C’est par un arrêt du 20 octobre 2023  que la Cour d’appel de Paris a statué, suite à ce renvoi. La Cour confirme l’annulation des marques « ASPIVENIN » pour défaut de caractère distinctif, mais apporte des précisions sur la méthode à suivre afin de caractériser l’acquisition du caractère distinctif par l’usage qui est fait de la marque.

Sur la période de référence à prendre en compte pour lesdits usages, celui qui se prévaut de l’acquisition du caractère distinctif par l’usage qu’il a fait de la marque doit rapporter la preuve qu’une telle acquisition est survenue à la date des faits litigieux. A titre d’exemple, s’il a agi en contrefaçon sur le fondement de cette marque, le titulaire doit naturellement démontrer qu’à la date des faits qu’il est estime être contrefaisants, la marque dont il se prévaut remplissait bien les conditions de validité prévues par les textes, sauf à admettre que l’acquisition du caractère distinctif par l’usage aurait un effet rétroactif. Ainsi, la marque ne pourra être réellement mobilisée qu’à compter du moment où elle a acquis ce caractère distinctif par l’usage. Par conséquent, tant qu’elle n’a pas acquis le caractère distinctif par l’usage qui en a été fait, la marque qui en était dépourvue lors de son dépôt, n’était pas encore réellement une marque, elle l’est devenue.

Sur les usages à prendre en considération, sans surprise, la Cour d’appel ne retient que les usages de la marque « aux fins d’identification par les milieux intéressés du produit ou du service comme provenant d’une entreprise déterminée », qui permettent au signe dont le caractère distinctif est contesté, de devenir « apte à identifier les produits et services désignés dans l’enregistrement comme provenant du titulaire de la marque ». Partant, la Cour écarte plusieurs usages qui ne relèvent pas de cette catégorie.
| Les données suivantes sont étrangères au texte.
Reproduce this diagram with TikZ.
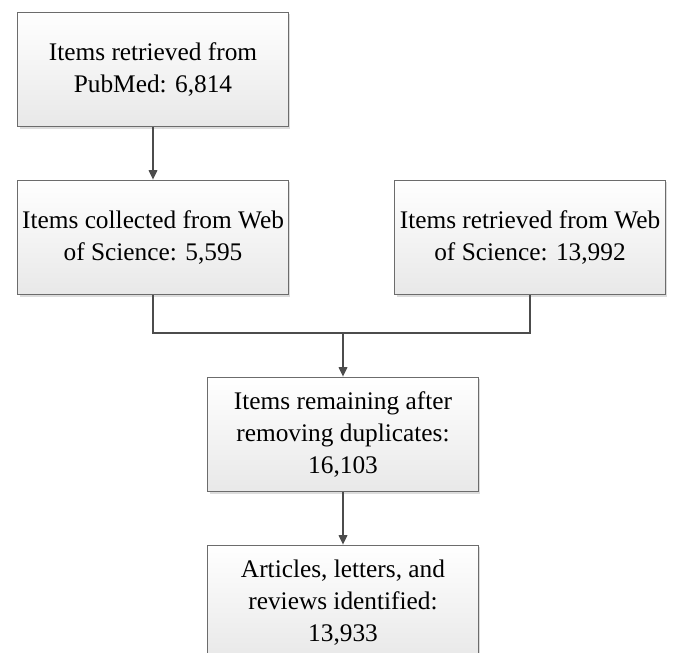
\documentclass[tikz,border=0pt]{standalone}
\usepackage{fontspec}
\setmainfont{Liberation Serif}
\usetikzlibrary{arrows.meta,shadows}

\begin{document}
\begin{tikzpicture}[x=0.75pt, y=-0.75pt,
        box/.style={rectangle, draw=gray!85!black, line width=0.9pt,
                top color=white, bottom color=gray!18,
                drop shadow={shadow xshift=1.6pt, shadow yshift=-1.6pt, fill=gray!55},
                minimum width=203pt, minimum height=86pt, inner sep=1pt,
                align=center, font=\fontsize{19}{24}\selectfont},
        link/.style={draw=black!70, line width=0.9pt},
        arr/.style={link, -{Triangle[length=7pt, width=6.5pt]}}]
        \useasboundingbox (0, 0) rectangle (676, 653);

        \node[box] (pubmed) at (153, 69.5) {Items retrieved from\\PubMed: 6,814};
        \node[box] (wosa) at (153, 237.5) {Items collected from Web\\of Science: 5,595};
        \node[box] (wosb) at (530, 237.5) {Items retrieved from Web\\of Science: 13,992};
        \node[box] (dedup) at (343, 434.5) {Items remaining after\\removing duplicates:\\16,103};
        \node[box] (final) at (343, 602.5) {Articles, letters, and\\reviews identified:\\13,933};
        \coordinate (join) at (343, 333);

        \draw[arr] (pubmed) -- (wosa);
        \draw[link] (wosa) |- (join);
        \draw[link] (wosb) |- (join);
        \draw[arr] (join) -- (dedup);
        \draw[arr] (dedup) -- (final);
\end{tikzpicture}
\end{document}
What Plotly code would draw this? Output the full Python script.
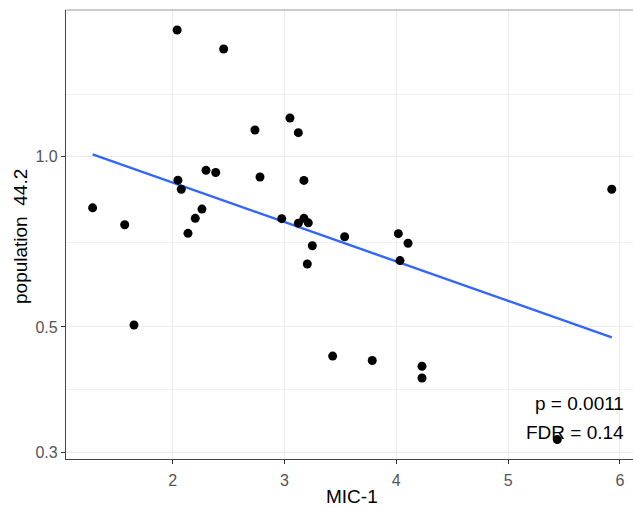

Enfin, la Cour estime que les preuves d’usages fournies par le titulaire ne démontrent pas l’acquisition, par la marque du caractère distinctif qui lui permettrait d’échapper à la nullité.
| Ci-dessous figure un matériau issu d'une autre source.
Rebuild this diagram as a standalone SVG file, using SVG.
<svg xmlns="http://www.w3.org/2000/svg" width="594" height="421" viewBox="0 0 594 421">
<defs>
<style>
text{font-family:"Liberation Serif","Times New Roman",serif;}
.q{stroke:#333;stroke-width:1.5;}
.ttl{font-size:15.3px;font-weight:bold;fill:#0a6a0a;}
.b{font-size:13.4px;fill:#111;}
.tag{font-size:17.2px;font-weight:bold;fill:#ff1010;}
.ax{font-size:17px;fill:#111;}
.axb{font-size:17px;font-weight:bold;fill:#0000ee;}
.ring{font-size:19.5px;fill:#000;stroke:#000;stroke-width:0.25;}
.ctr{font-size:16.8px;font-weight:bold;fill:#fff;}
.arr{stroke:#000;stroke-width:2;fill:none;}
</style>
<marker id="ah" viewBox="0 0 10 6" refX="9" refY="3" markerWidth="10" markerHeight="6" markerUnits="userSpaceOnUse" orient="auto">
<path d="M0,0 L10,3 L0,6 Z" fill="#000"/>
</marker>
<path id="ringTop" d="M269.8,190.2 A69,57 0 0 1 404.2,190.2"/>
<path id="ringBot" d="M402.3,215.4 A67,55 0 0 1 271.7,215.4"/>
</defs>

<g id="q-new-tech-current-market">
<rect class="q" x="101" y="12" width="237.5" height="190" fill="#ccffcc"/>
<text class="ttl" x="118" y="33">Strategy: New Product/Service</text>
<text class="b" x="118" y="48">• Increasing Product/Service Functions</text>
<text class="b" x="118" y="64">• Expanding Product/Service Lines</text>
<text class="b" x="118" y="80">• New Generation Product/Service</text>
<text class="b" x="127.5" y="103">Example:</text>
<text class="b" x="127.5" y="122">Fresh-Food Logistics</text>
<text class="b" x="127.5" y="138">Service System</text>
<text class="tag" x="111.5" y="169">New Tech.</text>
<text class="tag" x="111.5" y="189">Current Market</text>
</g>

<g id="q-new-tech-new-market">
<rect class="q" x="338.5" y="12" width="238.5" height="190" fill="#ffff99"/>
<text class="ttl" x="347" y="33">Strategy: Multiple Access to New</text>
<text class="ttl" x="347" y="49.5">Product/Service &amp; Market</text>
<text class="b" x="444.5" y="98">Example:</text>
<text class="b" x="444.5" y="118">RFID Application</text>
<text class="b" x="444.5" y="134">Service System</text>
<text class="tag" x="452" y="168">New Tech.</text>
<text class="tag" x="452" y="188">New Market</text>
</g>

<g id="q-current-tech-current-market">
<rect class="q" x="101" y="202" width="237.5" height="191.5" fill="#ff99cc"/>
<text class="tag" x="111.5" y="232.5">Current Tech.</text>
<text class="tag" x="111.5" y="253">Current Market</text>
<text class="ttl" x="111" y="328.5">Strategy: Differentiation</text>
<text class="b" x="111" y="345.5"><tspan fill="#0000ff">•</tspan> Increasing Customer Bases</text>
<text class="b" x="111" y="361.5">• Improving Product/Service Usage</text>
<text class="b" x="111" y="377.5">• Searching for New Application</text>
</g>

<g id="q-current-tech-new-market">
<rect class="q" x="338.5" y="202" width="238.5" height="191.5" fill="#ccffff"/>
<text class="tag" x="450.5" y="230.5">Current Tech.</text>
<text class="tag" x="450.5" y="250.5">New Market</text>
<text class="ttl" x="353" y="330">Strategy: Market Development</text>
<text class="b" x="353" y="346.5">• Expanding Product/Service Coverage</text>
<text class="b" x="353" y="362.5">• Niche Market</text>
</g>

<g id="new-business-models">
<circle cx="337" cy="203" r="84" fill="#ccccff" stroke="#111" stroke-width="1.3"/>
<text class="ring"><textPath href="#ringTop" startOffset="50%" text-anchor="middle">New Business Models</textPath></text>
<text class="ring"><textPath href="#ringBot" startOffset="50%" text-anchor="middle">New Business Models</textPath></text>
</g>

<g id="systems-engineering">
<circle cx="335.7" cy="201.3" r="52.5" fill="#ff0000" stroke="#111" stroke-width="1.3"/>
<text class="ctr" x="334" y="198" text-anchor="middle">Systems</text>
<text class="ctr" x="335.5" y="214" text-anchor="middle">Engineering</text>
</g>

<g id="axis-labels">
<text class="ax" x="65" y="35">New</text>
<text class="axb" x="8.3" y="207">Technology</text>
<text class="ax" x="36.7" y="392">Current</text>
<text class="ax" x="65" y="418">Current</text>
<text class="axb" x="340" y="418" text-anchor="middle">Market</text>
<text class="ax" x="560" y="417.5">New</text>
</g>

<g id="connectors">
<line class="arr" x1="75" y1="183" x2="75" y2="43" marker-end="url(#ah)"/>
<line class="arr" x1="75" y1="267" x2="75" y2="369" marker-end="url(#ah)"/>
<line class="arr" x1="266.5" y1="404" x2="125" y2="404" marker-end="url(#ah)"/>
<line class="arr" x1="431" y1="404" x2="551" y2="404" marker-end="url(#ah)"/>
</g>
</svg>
Cet arrêt démontre une nouvelle fois l’importance croissante du rôle de l’usage dans le droit des marques, et dans l’acquisition des droits y afférents, mais également de la nécessité d’en apporter la preuve.

Toutefois, afin qu’un signe dépourvu de caractère distinctif lors de son dépôt, puisse accéder à la protection du droit des marques, encore faut-il que celui-ci franchisse plusieurs obstacles :
-    Qu’il soit enregistré par l’Office, nonobstant ce défaut ;
-    Qu’il fasse l’objet d’un usage en tant que marque ;
-    Que cet usage en tant que marque ait pour effet de le rendre distinctif ;
-    Que le titulaire de la marque se prémunisse des preuves idoines afin de démontrer cette acquisition.

Pas impossible certes, encore faut-il qu’aucun tiers n’ait profité de la période antérieure à l’acquisition du caractère distinctif de la marque pour en soulever la nullité.